**AIM**
Reproduce the full listing below unchanged, apart from the pictures.

**DATA LINES**
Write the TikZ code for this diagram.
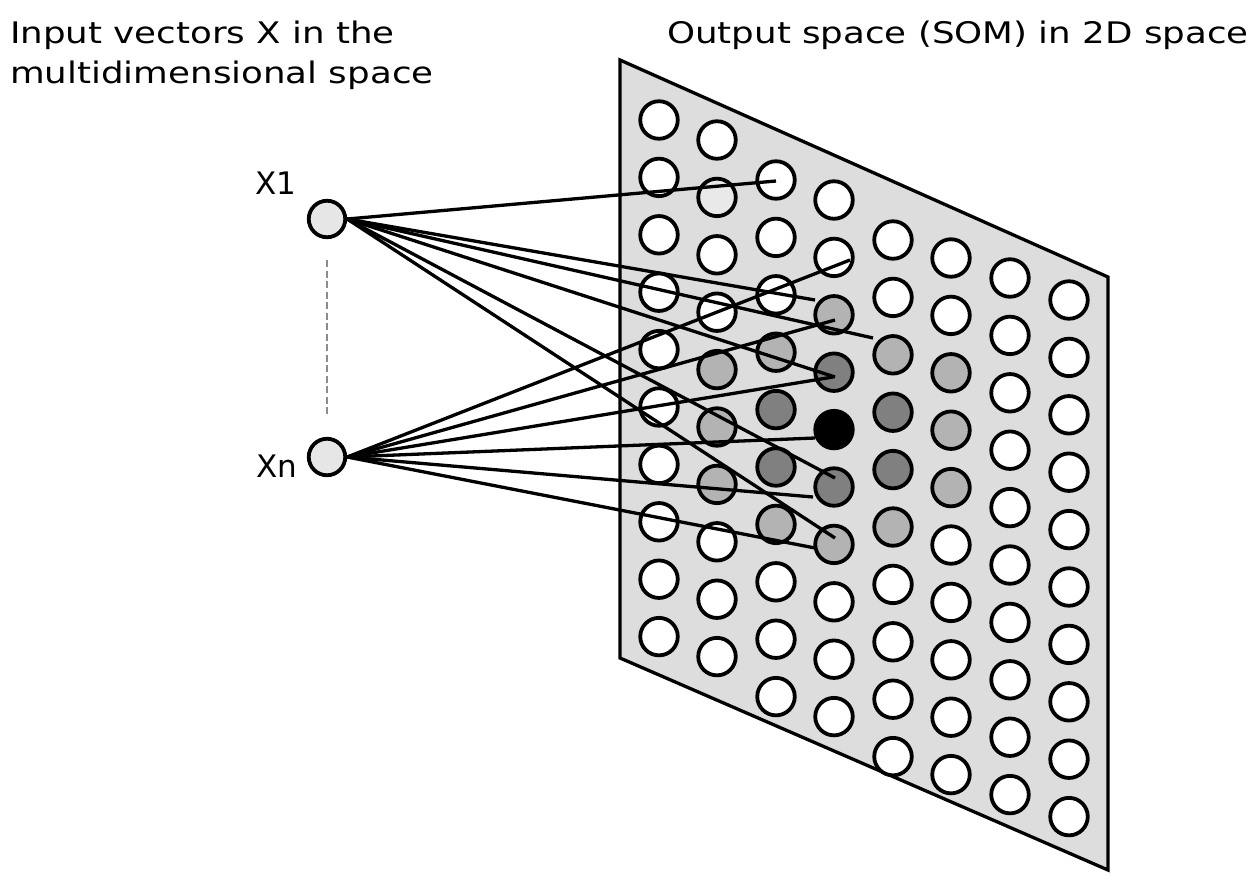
\documentclass[tikz,border=0pt]{standalone}
\usepackage{fontspec}
\setmainfont{DejaVu Sans}[FakeStretch=1.2]
\newfontfamily\lblfont{DejaVu Sans}
\definecolor{planegray}{HTML}{DDDDDD}
\definecolor{lightgray}{HTML}{B3B3B3}
\definecolor{darkgray}{HTML}{808080}
\definecolor{palegray}{HTML}{E9E9E9}
\definecolor{inputgray}{HTML}{E6E6E6}
\definecolor{dashgray}{HTML}{8C8C8C}
\newcommand\fillfor[2]{\ifcsname fc-#1-#2\endcsname\csname fc-#1-#2\endcsname\else white\fi}
\expandafter\def\csname fc-2-1\endcsname{palegray}
\expandafter\def\csname fc-2-4\endcsname{lightgray}
\expandafter\def\csname fc-2-5\endcsname{lightgray}
\expandafter\def\csname fc-2-6\endcsname{lightgray}
\expandafter\def\csname fc-3-3\endcsname{lightgray}
\expandafter\def\csname fc-3-4\endcsname{darkgray}
\expandafter\def\csname fc-3-5\endcsname{darkgray}
\expandafter\def\csname fc-3-6\endcsname{lightgray}
\expandafter\def\csname fc-4-2\endcsname{lightgray}
\expandafter\def\csname fc-4-3\endcsname{darkgray}
\expandafter\def\csname fc-4-4\endcsname{black}
\expandafter\def\csname fc-4-5\endcsname{darkgray}
\expandafter\def\csname fc-4-6\endcsname{lightgray}
\expandafter\def\csname fc-5-2\endcsname{lightgray}
\expandafter\def\csname fc-5-3\endcsname{darkgray}
\expandafter\def\csname fc-5-4\endcsname{darkgray}
\expandafter\def\csname fc-5-5\endcsname{lightgray}
\expandafter\def\csname fc-6-2\endcsname{lightgray}
\expandafter\def\csname fc-6-3\endcsname{lightgray}
\expandafter\def\csname fc-6-4\endcsname{lightgray}
\tikzset{
  somplane/.style={draw=black, line width=3.3pt, fill=planegray, line join=miter},
  unit/.style={circle, draw=black, line width=3.8pt, minimum size=37.5pt, inner sep=0pt},
  inputunit/.style={circle, draw=black, line width=3.8pt, minimum size=36.5pt, inner sep=0pt, fill=inputgray},
  conn/.style={draw=black, line width=3.3pt},
  dashline/.style={draw=dashgray, line width=2.2pt, dash pattern=on 7pt off 3.5pt},
  ttl/.style={inner sep=0pt, font=\fontsize{29.7pt}{36pt}\selectfont},
  lbl/.style={inner sep=0pt, font=\lblfont\fontsize{31pt}{36pt}\selectfont},
}
\begin{document}
\begin{tikzpicture}[x=1pt,y=-1pt]
\useasboundingbox (0,0) rectangle (1256,876);
% SOM plane
\draw[somplane] (620,60) -- (1108,277) -- (1108,870) -- (620,658) -- cycle;
% grid of units
\foreach \c/\x/\y in {1/659/120, 2/717/140, 3/776/180, 4/834/200, 5/893/240, 6/951/258, 7/1010/278, 8/1069/300} {
  \foreach \r in {0,...,9} {
    \edef\fc{\fillfor{\c}{\r}}
    \node[unit, fill=\fc] (u-\c-\r) at ({\x},{\y+57.4*\r}) {};
  }
}
% input units
\node[inputunit] (x1) at (327,219) {};
\node[inputunit] (xn) at (327,457) {};
\node[lbl] (x1lbl) at (276,183) {X1};
\node[lbl] (xnlbl) at (277,466) {Xn};
\draw[dashline] ([yshift=-21pt]x1.south) -- ([yshift=21pt]xn.north);
% connector end points
\coordinate (a1) at (776,181);
\coordinate (a2) at (815,300);
\coordinate (a3) at (873,338);
\coordinate (a4) at (835,377);
\coordinate (a5) at (835,478);
\coordinate (a6) at (835,538);
\coordinate (b1) at (850,260);
\coordinate (b2) at (835,320);
\coordinate (b3) at (833,377);
\coordinate (b4) at (815,438);
\coordinate (b5) at (813,497);
\coordinate (b6) at (815,548);
\foreach \t in {a1,a2,a3,a4,a5,a6} { \draw[conn] (x1.east) -- (\t); }
\foreach \t in {b1,b2,b3,b4,b5,b6} { \draw[conn] (xn.east) -- (\t); }
% titles
\node[ttl, anchor=base west] (tA) at (10,43) {Input vectors X in the};
\node[ttl, anchor=base west] (tB) at (10,83) {multidimensional space};
\node[ttl, anchor=base west] (tC) at (667,43) {Output space (SOM) in 2D space};
\end{tikzpicture}
\end{document}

**WRITTEN ANSWER**
Write the TikZ code for this diagram.
\documentclass[tikz,border=0pt]{standalone}
\usepackage{fontspec}
\setmainfont{DejaVu Sans}[FakeStretch=1.2]
\newfontfamily\lblfont{DejaVu Sans}
\definecolor{planegray}{HTML}{DDDDDD}
\definecolor{lightgray}{HTML}{B3B3B3}
\definecolor{darkgray}{HTML}{808080}
\definecolor{palegray}{HTML}{E9E9E9}
\definecolor{inputgray}{HTML}{E6E6E6}
\definecolor{dashgray}{HTML}{8C8C8C}
\newcommand\fillfor[2]{\ifcsname fc-#1-#2\endcsname\csname fc-#1-#2\endcsname\else white\fi}
\expandafter\def\csname fc-2-1\endcsname{palegray}
\expandafter\def\csname fc-2-4\endcsname{lightgray}
\expandafter\def\csname fc-2-5\endcsname{lightgray}
\expandafter\def\csname fc-2-6\endcsname{lightgray}
\expandafter\def\csname fc-3-3\endcsname{lightgray}
\expandafter\def\csname fc-3-4\endcsname{darkgray}
\expandafter\def\csname fc-3-5\endcsname{darkgray}
\expandafter\def\csname fc-3-6\endcsname{lightgray}
\expandafter\def\csname fc-4-2\endcsname{lightgray}
\expandafter\def\csname fc-4-3\endcsname{darkgray}
\expandafter\def\csname fc-4-4\endcsname{black}
\expandafter\def\csname fc-4-5\endcsname{darkgray}
\expandafter\def\csname fc-4-6\endcsname{lightgray}
\expandafter\def\csname fc-5-2\endcsname{lightgray}
\expandafter\def\csname fc-5-3\endcsname{darkgray}
\expandafter\def\csname fc-5-4\endcsname{darkgray}
\expandafter\def\csname fc-5-5\endcsname{lightgray}
\expandafter\def\csname fc-6-2\endcsname{lightgray}
\expandafter\def\csname fc-6-3\endcsname{lightgray}
\expandafter\def\csname fc-6-4\endcsname{lightgray}
\tikzset{
  somplane/.style={draw=black, line width=3.3pt, fill=planegray, line join=miter},
  unit/.style={circle, draw=black, line width=3.8pt, minimum size=37.5pt, inner sep=0pt},
  inputunit/.style={circle, draw=black, line width=3.8pt, minimum size=36.5pt, inner sep=0pt, fill=inputgray},
  conn/.style={draw=black, line width=3.3pt},
  dashline/.style={draw=dashgray, line width=2.2pt, dash pattern=on 7pt off 3.5pt},
  ttl/.style={inner sep=0pt, font=\fontsize{29.7pt}{36pt}\selectfont},
  lbl/.style={inner sep=0pt, font=\lblfont\fontsize{31pt}{36pt}\selectfont},
}
\begin{document}
\begin{tikzpicture}[x=1pt,y=-1pt]
\useasboundingbox (0,0) rectangle (1256,876);
% SOM plane
\draw[somplane] (620,60) -- (1108,277) -- (1108,870) -- (620,658) -- cycle;
% grid of units
\foreach \c/\x/\y in {1/659/120, 2/717/140, 3/776/180, 4/834/200, 5/893/240, 6/951/258, 7/1010/278, 8/1069/300} {
  \foreach \r in {0,...,9} {
    \edef\fc{\fillfor{\c}{\r}}
    \node[unit, fill=\fc] (u-\c-\r) at ({\x},{\y+57.4*\r}) {};
  }
}
% input units
\node[inputunit] (x1) at (327,219) {};
\node[inputunit] (xn) at (327,457) {};
\node[lbl] (x1lbl) at (276,183) {X1};
\node[lbl] (xnlbl) at (277,466) {Xn};
\draw[dashline] ([yshift=-21pt]x1.south) -- ([yshift=21pt]xn.north);
% connector end points
\coordinate (a1) at (776,181);
\coordinate (a2) at (815,300);
\coordinate (a3) at (873,338);
\coordinate (a4) at (835,377);
\coordinate (a5) at (835,478);
\coordinate (a6) at (835,538);
\coordinate (b1) at (850,260);
\coordinate (b2) at (835,320);
\coordinate (b3) at (833,377);
\coordinate (b4) at (815,438);
\coordinate (b5) at (813,497);
\coordinate (b6) at (815,548);
\foreach \t in {a1,a2,a3,a4,a5,a6} { \draw[conn] (x1.east) -- (\t); }
\foreach \t in {b1,b2,b3,b4,b5,b6} { \draw[conn] (xn.east) -- (\t); }
% titles
\node[ttl, anchor=base west] (tA) at (10,43) {Input vectors X in the};
\node[ttl, anchor=base west] (tB) at (10,83) {multidimensional space};
\node[ttl, anchor=base west] (tC) at (667,43) {Output space (SOM) in 2D space};
\end{tikzpicture}
\end{document}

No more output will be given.